PKU-DyMVHumans: A Multi-View Video Benchmark for High-Fidelity Dynamic Human Modeling
Xiaoyun Zheng, Liwei Liao, Xufeng Li, Jianbo Jiao, Rongjie Wang, Feng Gao, Shiqi Wang, Ronggang Wang
TL;DR
PKU-DyMVHumans addresses the need for high-fidelity dynamic human data to advance reconstruction and photo-realistic rendering. It introduces a dense multi-view dataset with 32 subjects, 45 dynamic scenarios, and 8.2 million frames captured by 56–60 cameras, plus a unified benchmark framework for NeRF-based methods to optimize metrics such as $PSNR$, $SSIM$, and $LPIPS$. The paper benchmarks novel view synthesis, dynamic human modeling, and neural scene decomposition, revealing strengths of hash-encoded NeRFs and challenges from loose clothing, complex motions, and multi-person interactions. The dataset and benchmark provide a practical resource for developing robust dynamic human representations and guide future improvements in multi-view capture and neural rendering.
Abstract
High-quality human reconstruction and photo-realistic rendering of a dynamic scene is a long-standing problem in computer vision and graphics. Despite considerable efforts invested in developing various capture systems and reconstruction algorithms, recent advancements still struggle with loose or oversized clothing and overly complex poses.
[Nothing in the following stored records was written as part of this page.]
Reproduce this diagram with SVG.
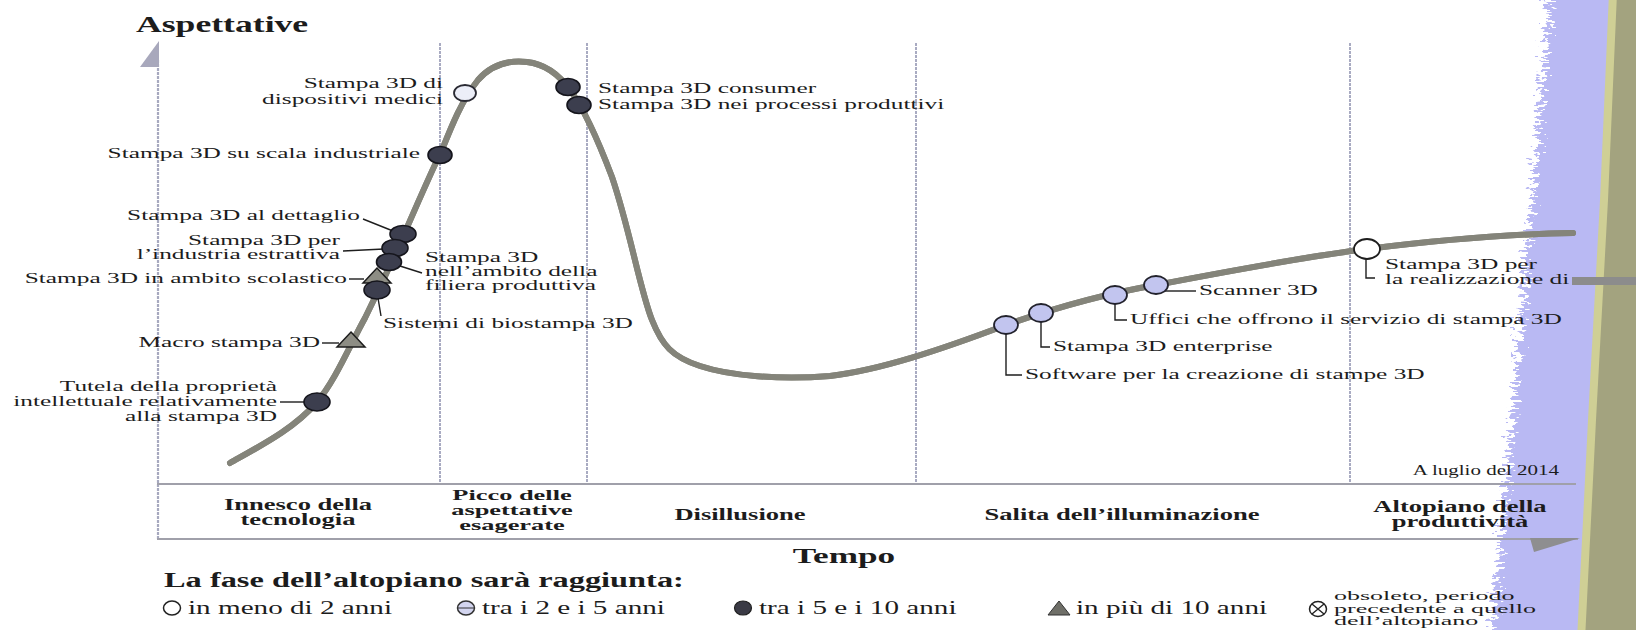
<svg xmlns="http://www.w3.org/2000/svg" width="1636" height="630" viewBox="0 0 1636 630">
<defs>
<style>
text{font-family:"Liberation Serif","Times New Roman",serif;fill:#1c1c1c}
.l{font-size:14px}
.s{font-size:13px}
.e{text-anchor:end}
.m{text-anchor:middle}
.bt{font-size:16px;font-weight:bold;text-anchor:middle}
.bp{font-size:14.5px;font-weight:bold;text-anchor:middle}
.lg{font-size:18px}
.dk{fill:#3c3e4e;stroke:#15151c;stroke-width:1.6}
.lb{fill:#c2c5ef;stroke:#22222c;stroke-width:1.8}
.wh{fill:#fff;stroke:#1e1e1e;stroke-width:1.8}
.vl{fill:#eceef8;stroke:#2a2a33;stroke-width:1.8}
.tr{fill:#8d8d84;stroke:#1c1c1c;stroke-width:1.5}
.ld{fill:none;stroke:#1e1e1e;stroke-width:1.4}
.dv{stroke:#a9abc2;stroke-width:2;stroke-dasharray:3 1}
.hl{stroke:#a0a0aa;stroke-width:2}
</style>
<filter id="rough" x="-20%" y="-5%" width="140%" height="110%">
<feTurbulence type="fractalNoise" baseFrequency="0.12 0.4" numOctaves="2" seed="4" result="n"/>
<feDisplacementMap in="SourceGraphic" in2="n" scale="34" xChannelSelector="R" yChannelSelector="G"/>
</filter>
</defs>
<rect width="1636" height="630" fill="#fff"/>
<g id="bands">
<polygon filter="url(#rough)" fill="#b9b9f3" points="1552,-30 1532,200 1512,420 1490,660 1660,660 1660,-30"/>
<polygon fill="#cfcf95" points="1610,-30 1600,200 1588,420 1576,660 1660,660 1660,-30"/>
<polygon fill="#a3a37f" points="1618,-30 1608,200 1596,420 1584,660 1660,660 1660,-30"/>
</g>
<g id="axes">
<line class="dv" x1="440" y1="43" x2="440" y2="484"/>
<line class="dv" x1="587" y1="43" x2="587" y2="484"/>
<line class="dv" x1="916" y1="43" x2="916" y2="484"/>
<line class="dv" x1="1350" y1="43" x2="1350" y2="484"/>
<line x1="158" y1="60" x2="158" y2="539" stroke="#a7a9bf" stroke-width="2.2" stroke-dasharray="3 1"/>
<polygon points="159,41 159,67 140,67" fill="#a8a8bc"/>
<line class="hl" x1="157" y1="484" x2="1576" y2="484"/>
<line class="hl" x1="157" y1="539" x2="1578" y2="539"/>
<polygon points="1530,538 1580,538 1534,552" fill="#8e8e90"/>
</g>
<g id="curve" fill="none" stroke-linecap="round">
<path id="hype" stroke="#84847a" stroke-width="6" d="M230,463 C262,445 295,428 317,402 C335,381 350,345 365,318 C380,288 395,255 405,232 C420,198 432,170 442,150 C452,125 462,100 478,80 C492,64 510,60 527,62 C545,64 560,76 570,90 C585,110 598,140 612,177 C630,230 640,290 652,320 C662,345 672,357 700,366 C730,376 780,380 830,376 C880,370 940,350 1006,325 C1060,306 1110,293 1156,285 C1250,267 1310,256 1367,249 C1440,240 1510,234 1573,233"/>
<use href="#hype" stroke="#b2b29a" stroke-width="3"/>
</g>
<g id="connectors">
<polyline class="ld" points="363,219 393,231"/>
<polyline class="ld" points="343,251 384,249"/>
<polyline class="ld" points="400,266 422,273"/>
<polyline class="ld" points="349,279 364,279"/>
<polyline class="ld" points="378,298 381,316"/>
<polyline class="ld" points="322,343 339,343"/>
<polyline class="ld" points="280,402 304,402"/>
<polyline class="ld" points="1006,334 1006,375 1022,375"/>
<polyline class="ld" points="1041,322 1041,347 1050,347"/>
<polyline class="ld" points="1115,304 1115,320 1127,320"/>
<polyline class="ld" points="1165,291 1196,291"/>
<polyline class="ld" points="1366,259 1366,278 1375,278"/>
</g>
<g id="n-medici"><ellipse class="vl" cx="465" cy="93" rx="11" ry="8"/>
<text class="l e" transform="translate(443,88) scale(1.81,1)">Stampa 3D di</text>
<text class="l e" transform="translate(443,104) scale(1.81,1)">dispositivi medici</text></g>
<g id="n-consumer"><ellipse class="dk" cx="568" cy="87" rx="12" ry="8.5"/>
<text class="l" transform="translate(598,93) scale(1.81,1)">Stampa 3D consumer</text></g>
<g id="n-processi"><ellipse class="dk" cx="579" cy="105" rx="12" ry="8.5"/>
<text class="l" transform="translate(598,109) scale(1.81,1)">Stampa 3D nei processi produttivi</text></g>
<g id="n-industriale"><ellipse class="dk" cx="440" cy="155" rx="12" ry="8.5"/>
<text class="l e" transform="translate(420,158) scale(1.81,1)">Stampa 3D su scala industriale</text></g>
<g id="n-dettaglio"><ellipse class="dk" cx="403" cy="234" rx="13" ry="8.5"/>
<text class="l e" transform="translate(360,220) scale(1.81,1)">Stampa 3D al dettaglio</text></g>
<g id="n-estrattiva"><ellipse class="dk" cx="395" cy="248" rx="13" ry="8.5"/>
<text class="l e" transform="translate(340,245) scale(1.81,1)">Stampa 3D per</text>
<text class="l e" transform="translate(340,259) scale(1.81,1)">l’industria estrattiva</text></g>
<g id="n-filiera"><ellipse class="dk" cx="389" cy="262" rx="12.5" ry="8.5"/>
<text class="l" transform="translate(425,262) scale(1.81,1)">Stampa 3D</text>
<text class="l" transform="translate(425,276) scale(1.81,1)">nell’ambito della</text>
<text class="l" transform="translate(425,290) scale(1.81,1)">filiera produttiva</text></g>
<g id="n-scolastico"><polygon class="tr" points="377,268 391,283 363,283"/>
<text class="l e" transform="translate(347,283) scale(1.81,1)">Stampa 3D in ambito scolastico</text></g>
<g id="n-biostampa"><ellipse class="dk" cx="377" cy="290" rx="13" ry="9"/>
<text class="l" transform="translate(383,328) scale(1.81,1)">Sistemi di biostampa 3D</text></g>
<g id="n-macro"><polygon class="tr" points="351,332 365,347 337,347"/>
<text class="l e" transform="translate(320,347) scale(1.81,1)">Macro stampa 3D</text></g>
<g id="n-tutela"><ellipse class="dk" cx="317" cy="402" rx="13" ry="9"/>
<text class="l e" transform="translate(277,391) scale(1.81,1)">Tutela della proprietà</text>
<text class="l e" transform="translate(277,406) scale(1.81,1)">intellettuale relativamente</text>
<text class="l e" transform="translate(277,421) scale(1.81,1)">alla stampa 3D</text></g>
<g id="n-software"><ellipse class="lb" cx="1006" cy="325" rx="12" ry="9"/>
<text class="l" transform="translate(1025,379) scale(1.81,1)">Software per la creazione di stampe 3D</text></g>
<g id="n-enterprise"><ellipse class="lb" cx="1041" cy="313" rx="12" ry="9"/>
<text class="l" transform="translate(1053,351) scale(1.81,1)">Stampa 3D enterprise</text></g>
<g id="n-uffici"><ellipse class="lb" cx="1115" cy="295" rx="12" ry="9"/>
<text class="l" transform="translate(1130,324) scale(1.81,1)">Uffici che offrono il servizio di stampa 3D</text></g>
<g id="n-scanner"><ellipse class="lb" cx="1156" cy="285" rx="12" ry="9"/>
<text class="l" transform="translate(1199,295) scale(1.81,1)">Scanner 3D</text></g>
<g id="n-prototipi"><ellipse class="wh" cx="1367" cy="249" rx="13" ry="10"/>
<text class="l" transform="translate(1385,269) scale(1.81,1)">Stampa 3D per</text>
<text class="l" transform="translate(1385,284) scale(1.81,1)">la realizzazione di</text>
<rect x="1572" y="277" width="64" height="8" fill="#8c8c8c"/></g>
<g id="titles">
<text transform="translate(136,32) scale(1.55,1)" style="font-size:23px;font-weight:bold">Aspettative</text>
<text class="l e" transform="translate(1559,475) scale(1.5,1)">A luglio del 2014</text>
<text class="m" transform="translate(844,563) scale(1.6,1)" style="font-size:22px;font-weight:bold">Tempo</text>
</g>
<g id="phases">
<text class="bt" transform="translate(298,510) scale(1.66,1)">Innesco della</text>
<text class="bt" transform="translate(298,525) scale(1.66,1)">tecnologia</text>
<text class="bp" transform="translate(512,500) scale(1.82,1)">Picco delle</text>
<text class="bp" transform="translate(512,515) scale(1.82,1)">aspettative</text>
<text class="bp" transform="translate(512,530) scale(1.82,1)">esagerate</text>
<text class="bt" transform="translate(740,520) scale(1.66,1)">Disillusione</text>
<text class="bt" transform="translate(1122,520) scale(1.66,1)">Salita dell’illuminazione</text>
<text class="bt" transform="translate(1460,512) scale(1.66,1)">Altopiano della</text>
<text class="bt" transform="translate(1460,527) scale(1.66,1)">produttività</text>
</g>
<g id="legend">
<text transform="translate(164,587) scale(1.62,1)" style="font-size:20px;font-weight:bold">La fase dell’altopiano sarà raggiunta:</text>
<ellipse cx="172" cy="608" rx="8.5" ry="7" fill="none" stroke="#222" stroke-width="1.5"/>
<text class="lg" transform="translate(188,614) scale(1.62,1)">in meno di 2 anni</text>
<ellipse cx="466" cy="608" rx="8.5" ry="7" fill="#d3d5ef" stroke="#333" stroke-width="1.5"/>
<line x1="458" y1="608" x2="474" y2="608" stroke="#333" stroke-width="1"/>
<text class="lg" transform="translate(482,614) scale(1.62,1)">tra i 2 e i 5 anni</text>
<ellipse cx="743" cy="608" rx="8.5" ry="7" fill="#3a3a45" stroke="#222" stroke-width="1.2"/>
<text class="lg" transform="translate(759,614) scale(1.62,1)">tra i 5 e i 10 anni</text>
<polygon points="1059,601 1070,615 1048,615" fill="#6f6f68" stroke="#333" stroke-width="1"/>
<text class="lg" transform="translate(1076,614) scale(1.62,1)">in più di 10 anni</text>
<ellipse cx="1318" cy="609" rx="8.5" ry="7.5" fill="none" stroke="#222" stroke-width="1.5"/>
<path d="M1312,604 L1324,614 M1324,604 L1312,614" stroke="#222" stroke-width="1.4"/>
<text class="s" transform="translate(1334,600) scale(2,1)">obsoleto, periodo</text>
<text class="s" transform="translate(1334,613) scale(2,1)">precedente a quello</text>
<text class="s" transform="translate(1334,625) scale(2,1)">dell’altopiano</text>
</g>
</svg>
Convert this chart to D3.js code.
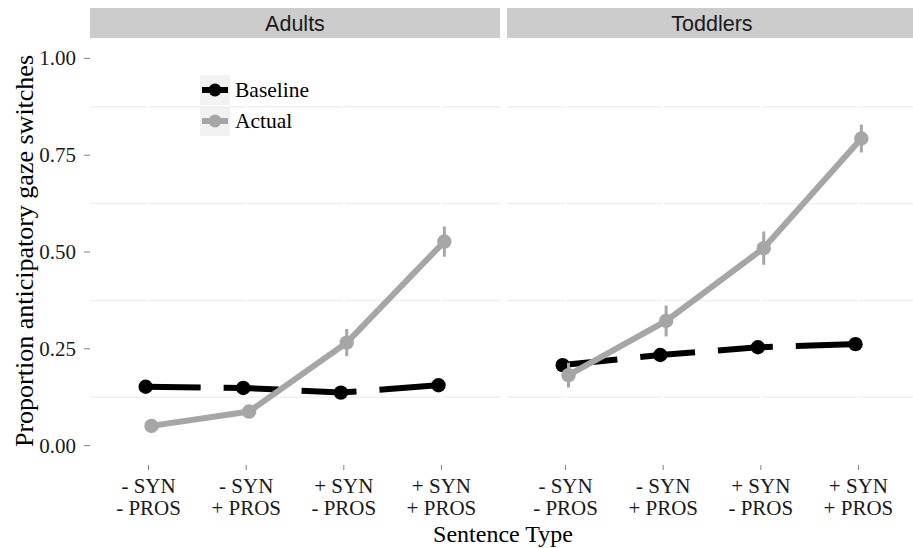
<!DOCTYPE html>
<html>
<head>
<meta charset="utf-8">
<script src="https://cdn.jsdelivr.net/npm/d3@7"></script>
<style>
  html, body { margin: 0; padding: 0; background: #ffffff; }
  svg { display: block; }
</style>
</head>
<body>
<svg id="chart" width="913" height="548"></svg>
<script>
// ---- data ----
const panels = ["Adults", "Toddlers"];
const categories = ["-SYN-PROS", "-SYN+PROS", "+SYN-PROS", "+SYN+PROS"];
const catLine1 = ["- SYN", "- SYN", "+ SYN", "+ SYN"];
const catLine2 = ["- PROS", "+ PROS", "- PROS", "+ PROS"];
const seriesNames = ["Baseline", "Actual"];
const seriesColors = ["#000000", "#a6a6a6"];

const adultsBaseline = [0.152, 0.149, 0.137, 0.156];
const adultsBaselineSE = [0.008, 0.008, 0.008, 0.008];
const adultsActual = [0.051, 0.088, 0.266, 0.527];
const adultsActualSE = [0.008, 0.014, 0.035, 0.039];

const toddlersBaseline = [0.208, 0.234, 0.254, 0.262];
const toddlersBaselineSE = [0.008, 0.008, 0.008, 0.008];
const toddlersActual = [0.182, 0.322, 0.510, 0.793];
const toddlersActualSE = [0.032, 0.040, 0.043, 0.036];

const yTicks = [0, 0.25, 0.5, 0.75, 1.0];
const yMinor = [0.125, 0.375, 0.625, 0.875];

const panelData = [
  { name: panels[0], series: [
      { name: seriesNames[0], values: adultsBaseline, se: adultsBaselineSE },
      { name: seriesNames[1], values: adultsActual, se: adultsActualSE } ] },
  { name: panels[1], series: [
      { name: seriesNames[0], values: toddlersBaseline, se: toddlersBaselineSE },
      { name: seriesNames[1], values: toddlersActual, se: toddlersActualSE } ] }
];

// ---- layout ----
const svg = d3.select("#chart");
const panelLeft = [90, 507];
const panelW = 410;
const stripTop = 8, stripBottom = 38;
const plotTop = 39, plotBottom = 465;
const serif = "'Liberation Serif', 'Times New Roman', serif";
const sans = "'Liberation Sans', Arial, sans-serif";
const tickFont = 21;

const y = d3.scaleLinear().domain([-0.05, 1.05]).range([plotBottom, plotTop]);
const x = d3.scalePoint().domain(categories).range([0, panelW]).padding(0.6);
const dodge = [-0.03 * x.step(), 0.03 * x.step()];

const clip = svg.append("defs");

panelData.forEach((p, pi) => {
  const left = panelLeft[pi];
  clip.append("clipPath").attr("id", "clip" + pi)
    .append("rect").attr("x", left).attr("y", plotTop).attr("width", panelW).attr("height", plotBottom - plotTop);

  // strip
  svg.append("rect").attr("x", left).attr("y", stripTop).attr("width", panelW).attr("height", stripBottom - stripTop)
    .attr("fill", "#cccccc");
  svg.append("text").attr("x", left + panelW / 2).attr("y", 31)
    .attr("text-anchor", "middle")
    .attr("font-family", sans).attr("font-size", 21.5).attr("fill", "#1a1a1a").text(p.name);

  const g = svg.append("g").attr("transform", `translate(${left},0)`);
  const gc = svg.append("g").attr("clip-path", `url(#clip${pi})`).append("g").attr("transform", `translate(${left},0)`);

  // minor gridlines
  gc.selectAll(".minor").data(yMinor).enter().append("line")
    .attr("x1", 0).attr("x2", panelW).attr("y1", d => y(d)).attr("y2", d => y(d))
    .attr("stroke", "#f0f0f0").attr("stroke-width", 1.5);
  // major gridlines (white)
  gc.selectAll(".major").data(yTicks).enter().append("line")
    .attr("x1", 0).attr("x2", panelW).attr("y1", d => y(d)).attr("y2", d => y(d))
    .attr("stroke", "#ffffff").attr("stroke-width", 2);
  gc.selectAll(".vmajor").data(categories).enter().append("line")
    .attr("x1", d => x(d)).attr("x2", d => x(d)).attr("y1", plotTop).attr("y2", plotBottom)
    .attr("stroke", "#ffffff").attr("stroke-width", 2);

  // series
  p.series.forEach((s, si) => {
    const col = seriesColors[si];
    const pts = s.values.map((v, i) => ({ x: x(categories[i]) + dodge[si], v: v, se: s.se[i] }));
    const line = d3.line().x(d => d.x).y(d => y(d.v));
    gc.append("path").datum(pts).attr("d", line).attr("fill", "none")
      .attr("stroke", col).attr("stroke-width", 6)
      .attr("stroke-dasharray", si === 0 ? "55,23" : null)
      .attr("stroke-linecap", "butt");
    gc.selectAll(".err" + si).data(pts).enter().append("line")
      .attr("x1", d => d.x).attr("x2", d => d.x)
      .attr("y1", d => y(d.v - d.se)).attr("y2", d => y(d.v + d.se))
      .attr("stroke", col).attr("stroke-width", 3);
    gc.selectAll(".pt" + si).data(pts).enter().append("circle")
      .attr("cx", d => d.x).attr("cy", d => y(d.v)).attr("r", 7.2).attr("fill", col);
  });

  // x axis
  const xa = g.append("g");
  categories.forEach((c, i) => {
    xa.append("line").attr("x1", x(c)).attr("x2", x(c)).attr("y1", plotBottom).attr("y2", plotBottom + 5)
      .attr("stroke", "#7f7f7f").attr("stroke-width", 1);
    const t = xa.append("text").attr("text-anchor", "middle")
      .attr("font-family", serif).attr("font-size", tickFont).attr("fill", "#1a1a1a");
    t.append("tspan").attr("x", x(c)).attr("y", 493).text(catLine1[i]);
    t.append("tspan").attr("x", x(c)).attr("y", 515).text(catLine2[i]);
  });
});

// y axis (left panel)
const ya = svg.append("g");
yTicks.forEach(v => {
  ya.append("line").attr("x1", 84).attr("x2", 90).attr("y1", y(v)).attr("y2", y(v))
    .attr("stroke", "#7f7f7f").attr("stroke-width", 1);
  ya.append("text").attr("x", 76).attr("y", y(v) + 7).attr("text-anchor", "end")
    .attr("font-family", serif).attr("font-size", tickFont).attr("fill", "#1a1a1a")
    .text(d3.format(".2f")(v));
});

// axis titles
svg.append("text").attr("x", 503).attr("y", 542).attr("text-anchor", "middle")
  .attr("font-family", serif).attr("font-size", 24).attr("fill", "#000").text("Sentence Type");
svg.append("text").attr("transform", `translate(33,251) rotate(-90)`)
  .attr("text-anchor", "middle")
  .attr("font-family", serif).attr("font-size", 26).attr("fill", "#000")
  .text("Proportion anticipatory gaze switches");

// legend
const lg = svg.append("g").attr("transform", "translate(200,75)");
seriesNames.forEach((n, i) => {
  const ky = i * 31;
  lg.append("rect").attr("x", 0).attr("y", ky).attr("width", 30).attr("height", 30).attr("fill", "#f2f2f2");
  lg.append("line").attr("x1", 2).attr("x2", 28).attr("y1", ky + 15).attr("y2", ky + 15)
    .attr("stroke", seriesColors[i]).attr("stroke-width", 6);
  lg.append("circle").attr("cx", 15).attr("cy", ky + 15).attr("r", 6.5).attr("fill", seriesColors[i]);
  lg.append("text").attr("x", 35).attr("y", ky + 22)
    .attr("font-family", serif).attr("font-size", 21.5).attr("fill", "#000").text(n);
});
</script>
</body>
</html>
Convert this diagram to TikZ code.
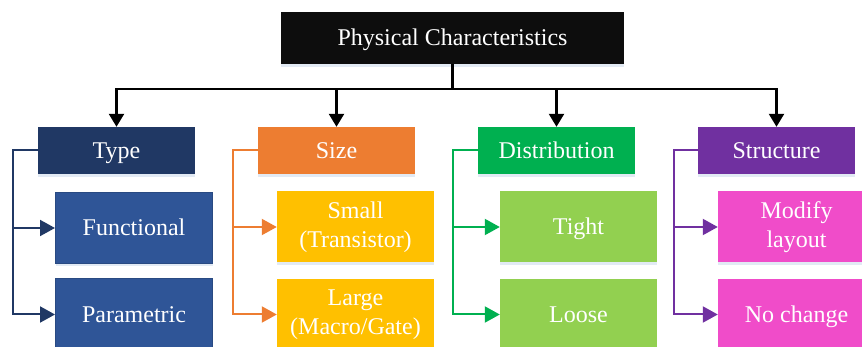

In part, this is due to the challenges of acquiring high-quality human datasets. To facilitate the development of these fields, in this paper, we present PKU-DyMVHumans, a versatile human-centric dataset for high-fidelity reconstruction and rendering of dynamic human scenarios from dense multi-view videos. It comprises 8.2 million frames captured by more than 56 synchronized cameras across diverse scenarios. These sequences comprise 32 human subjects across 45 different scenarios, each with a high-detailed appearance and realistic human motion. Inspired by recent advancements in neural radiance field (NeRF)-based scene representations, we carefully set up an off-the-shelf framework that is easy to provide those state-of-the-art NeRF-based implementations and benchmark on PKU-DyMVHumans dataset. It is paving the way for various applications like fine-grained foreground/background decomposition, high-quality human reconstruction and photo-realistic novel view synthesis of a dynamic scene. Extensive studies are performed on the benchmark, demonstrating new observations and challenges that emerge from using such high-fidelity dynamic data.